The entries below are to be repeated exactly as they stand.

(Source code of charts)
•••

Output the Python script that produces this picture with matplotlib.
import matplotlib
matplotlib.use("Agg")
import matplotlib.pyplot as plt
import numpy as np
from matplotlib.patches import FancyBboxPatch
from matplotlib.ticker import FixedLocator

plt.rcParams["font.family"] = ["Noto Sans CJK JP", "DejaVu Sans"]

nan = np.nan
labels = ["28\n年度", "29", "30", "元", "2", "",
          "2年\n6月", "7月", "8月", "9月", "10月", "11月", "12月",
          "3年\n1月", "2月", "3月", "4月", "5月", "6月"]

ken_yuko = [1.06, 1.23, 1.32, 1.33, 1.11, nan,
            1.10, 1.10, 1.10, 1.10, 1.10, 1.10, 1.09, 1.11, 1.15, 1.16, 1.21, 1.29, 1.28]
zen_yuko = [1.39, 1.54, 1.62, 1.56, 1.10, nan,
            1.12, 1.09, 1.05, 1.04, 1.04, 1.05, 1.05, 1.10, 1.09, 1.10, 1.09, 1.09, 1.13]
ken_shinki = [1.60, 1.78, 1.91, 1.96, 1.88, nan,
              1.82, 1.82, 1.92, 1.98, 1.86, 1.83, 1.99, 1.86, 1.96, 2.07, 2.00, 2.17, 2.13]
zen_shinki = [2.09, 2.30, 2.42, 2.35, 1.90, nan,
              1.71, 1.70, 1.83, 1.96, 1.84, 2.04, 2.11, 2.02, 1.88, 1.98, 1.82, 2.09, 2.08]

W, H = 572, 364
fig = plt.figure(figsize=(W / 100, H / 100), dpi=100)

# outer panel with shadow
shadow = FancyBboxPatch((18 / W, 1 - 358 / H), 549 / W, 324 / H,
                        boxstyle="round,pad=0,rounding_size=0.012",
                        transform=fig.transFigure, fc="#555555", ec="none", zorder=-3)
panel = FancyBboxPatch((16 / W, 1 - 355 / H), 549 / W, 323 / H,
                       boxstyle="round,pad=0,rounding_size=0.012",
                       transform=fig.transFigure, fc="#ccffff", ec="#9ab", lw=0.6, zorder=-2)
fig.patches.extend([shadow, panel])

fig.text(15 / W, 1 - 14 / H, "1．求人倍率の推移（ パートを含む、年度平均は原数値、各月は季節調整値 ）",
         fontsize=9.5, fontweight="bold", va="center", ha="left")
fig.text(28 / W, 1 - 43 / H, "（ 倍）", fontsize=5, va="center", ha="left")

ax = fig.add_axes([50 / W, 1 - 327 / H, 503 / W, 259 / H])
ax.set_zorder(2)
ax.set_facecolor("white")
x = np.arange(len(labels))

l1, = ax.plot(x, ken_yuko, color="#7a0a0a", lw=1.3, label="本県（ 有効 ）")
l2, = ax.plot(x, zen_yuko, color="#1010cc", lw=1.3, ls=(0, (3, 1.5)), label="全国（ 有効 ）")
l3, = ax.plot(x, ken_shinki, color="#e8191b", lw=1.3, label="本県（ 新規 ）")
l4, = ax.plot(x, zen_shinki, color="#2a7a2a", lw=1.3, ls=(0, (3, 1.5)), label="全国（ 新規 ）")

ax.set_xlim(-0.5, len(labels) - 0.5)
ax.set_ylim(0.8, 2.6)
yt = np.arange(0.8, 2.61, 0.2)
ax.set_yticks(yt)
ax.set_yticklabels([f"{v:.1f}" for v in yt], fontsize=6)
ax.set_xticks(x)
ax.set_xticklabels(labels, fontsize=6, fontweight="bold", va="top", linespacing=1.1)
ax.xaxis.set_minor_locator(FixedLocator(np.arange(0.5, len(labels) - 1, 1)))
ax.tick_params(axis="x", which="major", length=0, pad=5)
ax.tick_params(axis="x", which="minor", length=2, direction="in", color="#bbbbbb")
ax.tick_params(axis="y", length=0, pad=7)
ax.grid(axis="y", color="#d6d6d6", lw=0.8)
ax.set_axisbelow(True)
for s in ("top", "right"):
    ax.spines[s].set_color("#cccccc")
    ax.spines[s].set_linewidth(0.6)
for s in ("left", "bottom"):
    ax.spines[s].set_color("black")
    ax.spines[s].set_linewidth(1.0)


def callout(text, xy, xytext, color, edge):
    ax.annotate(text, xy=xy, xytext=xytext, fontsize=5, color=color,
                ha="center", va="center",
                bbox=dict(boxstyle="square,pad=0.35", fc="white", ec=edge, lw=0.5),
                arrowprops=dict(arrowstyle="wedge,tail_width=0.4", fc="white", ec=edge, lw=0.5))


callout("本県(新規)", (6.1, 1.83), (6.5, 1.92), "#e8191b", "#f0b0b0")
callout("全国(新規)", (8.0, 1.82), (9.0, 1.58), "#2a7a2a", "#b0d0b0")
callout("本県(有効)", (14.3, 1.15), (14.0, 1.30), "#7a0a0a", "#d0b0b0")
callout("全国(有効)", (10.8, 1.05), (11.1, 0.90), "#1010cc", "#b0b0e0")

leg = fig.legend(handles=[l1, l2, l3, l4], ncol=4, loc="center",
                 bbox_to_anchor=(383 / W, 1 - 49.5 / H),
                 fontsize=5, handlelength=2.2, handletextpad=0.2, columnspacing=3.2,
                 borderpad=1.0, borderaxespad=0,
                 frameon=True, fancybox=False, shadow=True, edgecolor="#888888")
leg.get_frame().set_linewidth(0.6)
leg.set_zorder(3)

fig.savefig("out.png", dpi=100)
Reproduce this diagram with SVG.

•••

WRITTEN REPLY ::
Output the Python script that produces this picture with matplotlib.
import matplotlib
matplotlib.use("Agg")
import matplotlib.pyplot as plt
import numpy as np
from matplotlib.patches import FancyBboxPatch
from matplotlib.ticker import FixedLocator

plt.rcParams["font.family"] = ["Noto Sans CJK JP", "DejaVu Sans"]

nan = np.nan
labels = ["28\n年度", "29", "30", "元", "2", "",
          "2年\n6月", "7月", "8月", "9月", "10月", "11月", "12月",
          "3年\n1月", "2月", "3月", "4月", "5月", "6月"]

ken_yuko = [1.06, 1.23, 1.32, 1.33, 1.11, nan,
            1.10, 1.10, 1.10, 1.10, 1.10, 1.10, 1.09, 1.11, 1.15, 1.16, 1.21, 1.29, 1.28]
zen_yuko = [1.39, 1.54, 1.62, 1.56, 1.10, nan,
            1.12, 1.09, 1.05, 1.04, 1.04, 1.05, 1.05, 1.10, 1.09, 1.10, 1.09, 1.09, 1.13]
ken_shinki = [1.60, 1.78, 1.91, 1.96, 1.88, nan,
              1.82, 1.82, 1.92, 1.98, 1.86, 1.83, 1.99, 1.86, 1.96, 2.07, 2.00, 2.17, 2.13]
zen_shinki = [2.09, 2.30, 2.42, 2.35, 1.90, nan,
              1.71, 1.70, 1.83, 1.96, 1.84, 2.04, 2.11, 2.02, 1.88, 1.98, 1.82, 2.09, 2.08]

W, H = 572, 364
fig = plt.figure(figsize=(W / 100, H / 100), dpi=100)

# outer panel with shadow
shadow = FancyBboxPatch((18 / W, 1 - 358 / H), 549 / W, 324 / H,
                        boxstyle="round,pad=0,rounding_size=0.012",
                        transform=fig.transFigure, fc="#555555", ec="none", zorder=-3)
panel = FancyBboxPatch((16 / W, 1 - 355 / H), 549 / W, 323 / H,
                       boxstyle="round,pad=0,rounding_size=0.012",
                       transform=fig.transFigure, fc="#ccffff", ec="#9ab", lw=0.6, zorder=-2)
fig.patches.extend([shadow, panel])

fig.text(15 / W, 1 - 14 / H, "1．求人倍率の推移（ パートを含む、年度平均は原数値、各月は季節調整値 ）",
         fontsize=9.5, fontweight="bold", va="center", ha="left")
fig.text(28 / W, 1 - 43 / H, "（ 倍）", fontsize=5, va="center", ha="left")

ax = fig.add_axes([50 / W, 1 - 327 / H, 503 / W, 259 / H])
ax.set_zorder(2)
ax.set_facecolor("white")
x = np.arange(len(labels))

l1, = ax.plot(x, ken_yuko, color="#7a0a0a", lw=1.3, label="本県（ 有効 ）")
l2, = ax.plot(x, zen_yuko, color="#1010cc", lw=1.3, ls=(0, (3, 1.5)), label="全国（ 有効 ）")
l3, = ax.plot(x, ken_shinki, color="#e8191b", lw=1.3, label="本県（ 新規 ）")
l4, = ax.plot(x, zen_shinki, color="#2a7a2a", lw=1.3, ls=(0, (3, 1.5)), label="全国（ 新規 ）")

ax.set_xlim(-0.5, len(labels) - 0.5)
ax.set_ylim(0.8, 2.6)
yt = np.arange(0.8, 2.61, 0.2)
ax.set_yticks(yt)
ax.set_yticklabels([f"{v:.1f}" for v in yt], fontsize=6)
ax.set_xticks(x)
ax.set_xticklabels(labels, fontsize=6, fontweight="bold", va="top", linespacing=1.1)
ax.xaxis.set_minor_locator(FixedLocator(np.arange(0.5, len(labels) - 1, 1)))
ax.tick_params(axis="x", which="major", length=0, pad=5)
ax.tick_params(axis="x", which="minor", length=2, direction="in", color="#bbbbbb")
ax.tick_params(axis="y", length=0, pad=7)
ax.grid(axis="y", color="#d6d6d6", lw=0.8)
ax.set_axisbelow(True)
for s in ("top", "right"):
    ax.spines[s].set_color("#cccccc")
    ax.spines[s].set_linewidth(0.6)
for s in ("left", "bottom"):
    ax.spines[s].set_color("black")
    ax.spines[s].set_linewidth(1.0)


def callout(text, xy, xytext, color, edge):
    ax.annotate(text, xy=xy, xytext=xytext, fontsize=5, color=color,
                ha="center", va="center",
                bbox=dict(boxstyle="square,pad=0.35", fc="white", ec=edge, lw=0.5),
                arrowprops=dict(arrowstyle="wedge,tail_width=0.4", fc="white", ec=edge, lw=0.5))


callout("本県(新規)", (6.1, 1.83), (6.5, 1.92), "#e8191b", "#f0b0b0")
callout("全国(新規)", (8.0, 1.82), (9.0, 1.58), "#2a7a2a", "#b0d0b0")
callout("本県(有効)", (14.3, 1.15), (14.0, 1.30), "#7a0a0a", "#d0b0b0")
callout("全国(有効)", (10.8, 1.05), (11.1, 0.90), "#1010cc", "#b0b0e0")

leg = fig.legend(handles=[l1, l2, l3, l4], ncol=4, loc="center",
                 bbox_to_anchor=(383 / W, 1 - 49.5 / H),
                 fontsize=5, handlelength=2.2, handletextpad=0.2, columnspacing=3.2,
                 borderpad=1.0, borderaxespad=0,
                 frameon=True, fancybox=False, shadow=True, edgecolor="#888888")
leg.get_frame().set_linewidth(0.6)
leg.set_zorder(3)

fig.savefig("out.png", dpi=100)
Reproduce this diagram with SVG.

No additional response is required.